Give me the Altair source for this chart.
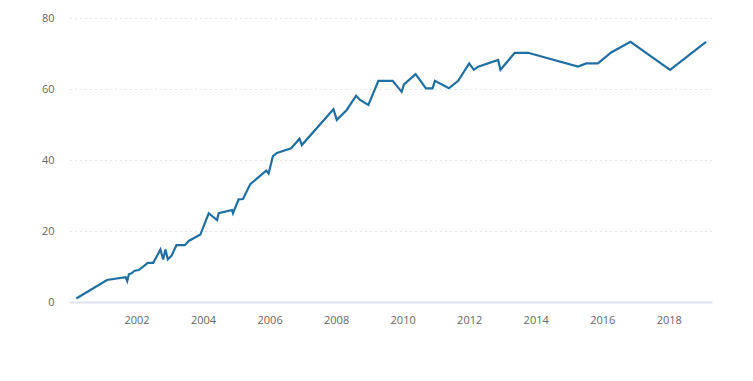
import altair as alt
import pandas as pd

years = [2000.19, 2001.11, 2001.67, 2001.72, 2001.77, 2001.85, 2001.94, 2002.07, 2002.34, 2002.5,
         2002.72, 2002.8, 2002.87, 2002.94, 2003.05, 2003.2, 2003.45, 2003.57, 2003.92, 2004.17,
         2004.42, 2004.47, 2004.87, 2004.9, 2005.07, 2005.2, 2005.42, 2005.9, 2005.97, 2006.1,
         2006.22, 2006.65, 2006.9, 2006.97, 2007.92, 2008.02, 2008.32, 2008.6, 2008.72, 2008.97,
         2009.27, 2009.7, 2009.97, 2010.04, 2010.39, 2010.7, 2010.9, 2010.97, 2011.39, 2011.67,
         2012.0, 2012.14, 2012.27, 2012.87, 2012.94, 2013.37, 2013.77, 2015.27, 2015.52, 2015.87,
         2016.27, 2016.85, 2018.04, 2019.12]
values = [1.0, 6.2, 7.0, 5.9, 7.8, 8.1, 8.8, 9.0, 11.0, 11.0,
          14.8, 12.0, 14.8, 12.0, 13.0, 16.0, 16.0, 17.2, 19.0, 25.0,
          23.1, 25.0, 25.9, 25.0, 28.9, 29.0, 33.2, 37.0, 36.2, 41.1,
          42.0, 43.3, 46.0, 44.2, 54.3, 51.3, 54.1, 58.1, 56.9, 55.5,
          62.3, 62.3, 59.2, 61.3, 64.2, 60.2, 60.2, 62.3, 60.2, 62.3,
          67.2, 65.4, 66.3, 68.2, 65.4, 70.2, 70.2, 66.3, 67.2, 67.2,
          70.3, 73.3, 65.4, 73.3]
x_ticks = [2002, 2004, 2006, 2008, 2010, 2012, 2014, 2016, 2018]
y_ticks = [0, 20, 40, 60, 80]

df = pd.DataFrame({"year": years, "value": values})

font = "Open Sans"

line = alt.Chart(df).mark_line(color="#1f6fa3", strokeWidth=2.2).encode(
    x=alt.X("year:Q",
            scale=alt.Scale(domain=[2000.0, 2019.3], nice=False, zero=False),
            axis=alt.Axis(values=x_ticks, format="d", title=None, grid=False,
                          ticks=False, domain=True, domainColor="#dde4ef", domainWidth=2,
                          labelPadding=12, labelColor="#666666", labelFont=font,
                          labelFontSize=11)),
    y=alt.Y("value:Q",
            scale=alt.Scale(domain=[0, 80], nice=False),
            axis=alt.Axis(values=y_ticks, title=None, grid=True, gridDash=[1, 4],
                          gridColor="#cccccc", ticks=False, domain=False,
                          labelPadding=16, labelColor="#666666", labelFont=font,
                          labelFontSize=11)),
)

chart = line.properties(
    width=642, height=284,
    autosize=alt.AutoSizeParams(type="none"),
    padding={"left": 62, "top": 10, "right": 30, "bottom": 60},
).configure_view(stroke=None)

chart.save("out.html", embed_options={"renderer": "svg", "actions": False})
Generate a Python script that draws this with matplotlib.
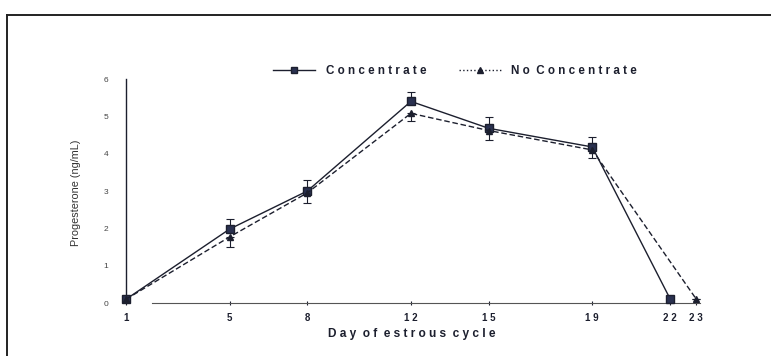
import numpy as np
import matplotlib
matplotlib.use("Agg")
import matplotlib.pyplot as plt
from matplotlib.lines import Line2D

plt.rcParams['font.family'] = ['Liberation Sans', 'DejaVu Sans']

# data
conc_days = [1, 5, 8, 12, 15, 19, 22]
conc_vals = [0.1, 1.98, 3.0, 5.4, 4.68, 4.18, 0.12]
conc_err = [0.0, 0.27, 0.3, 0.25, 0.3, 0.27, 0.0]

noconc_days = [1, 5, 8, 12, 15, 19, 23]
noconc_vals = [0.1, 1.77, 2.95, 5.08, 4.62, 4.1, 0.12]
noconc_err = [0.0, 0.27, 0.27, 0.2, 0.25, 0.22, 0.0]

x_ticks = [1, 5, 8, 12, 15, 19, 22, 23]
y_ticks = [0, 1, 2, 3, 4, 5, 6]

ink = '#1c1f2e'

def spaced(s):
    return ' '.join(s).replace('   ', '  ')

fig = plt.figure(figsize=(7.71, 3.56), dpi=100)
ax = fig.add_axes([126/771, 53/356, 574/771, 224/356])

# errorbars: concentrate upward, no concentrate downward
ax.errorbar(conc_days, conc_vals, yerr=[np.zeros(len(conc_err)), conc_err],
            fmt='none', ecolor=ink, elinewidth=0.8, capsize=3, capthick=0.8,
            clip_on=False, zorder=2)
ax.errorbar(noconc_days, noconc_vals, yerr=[noconc_err, np.zeros(len(noconc_err))],
            fmt='none', ecolor=ink, elinewidth=0.8, capsize=3, capthick=0.8,
            clip_on=False, zorder=2)

ax.plot(conc_days, conc_vals, color=ink, lw=1.0, ls='-', marker='s',
        markersize=5.5, markerfacecolor='#2a3150', markeredgecolor=ink,
        clip_on=False, zorder=3)
ax.plot(noconc_days, noconc_vals, color=ink, lw=1.0, ls=(0, (4, 2)), marker='^',
        markersize=5, markerfacecolor=ink, markeredgecolor=ink,
        clip_on=False, zorder=3)

ax.set_xlim(1, 23.16)
ax.set_ylim(0, 6)
ax.set_xticks(x_ticks)
ax.set_xticklabels([spaced(str(d)) for d in x_ticks], fontsize=7, fontweight='bold')
ax.set_yticks(y_ticks)
ax.set_yticklabels([str(v) for v in y_ticks], fontsize=6, color='#444444')

ax.spines['top'].set_visible(False)
ax.spines['right'].set_visible(False)
ax.spines['left'].set_color(ink)
ax.spines['left'].set_linewidth(1.0)
ax.spines['bottom'].set_color('#555555')
ax.spines['bottom'].set_linewidth(0.8)
ax.spines['bottom'].set_bounds(2, 23.16)
ax.tick_params(axis='x', length=3, width=0.8, direction='inout', pad=6, colors=ink)
ax.tick_params(axis='y', length=0, pad=13)

fig.text(412/771, 1 - 334/356, spaced('Day of estrous cycle'),
         ha='center', va='center', fontsize=8.6, fontweight='bold', color=ink)
fig.text(76/771, 1 - 193/356, 'Progesterone (ng/mL)', rotation=90,
         ha='center', va='center', fontsize=7.8, color='#333333')

handles = [
    Line2D([], [], color=ink, lw=1.0, marker='s', markersize=5, markerfacecolor='#2a3150'),
    Line2D([], [], color=ink, lw=1.0, ls=':', marker='^', markersize=5),
]
labels = [spaced('Concentrate'), spaced('No Concentrate')]
fig.legend(handles, labels, loc='center', bbox_to_anchor=(455/771, 1 - 71/356),
           ncol=2, frameon=False, handlelength=3.6, handletextpad=0.9,
           columnspacing=2.8, prop={'size': 8.4, 'weight': 'bold'},
           labelcolor=ink)

# scanned page frame: top and left edges
fig.add_artist(Line2D([7/771, 1], [1 - 15/356, 1 - 15/356], color='#222222', lw=1.4))
fig.add_artist(Line2D([7/771, 7/771], [0, 1 - 15/356], color='#222222', lw=1.4))

fig.savefig('out.png', dpi=100)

------

Aim of the task |
Identify each line of the material where the word "matplotlib" shows up, and copy it.

Exercise response |
Generate a Python script that draws this with matplotlib.
import matplotlib
matplotlib.use("Agg")
import matplotlib.pyplot as plt
from matplotlib.lines import Line2D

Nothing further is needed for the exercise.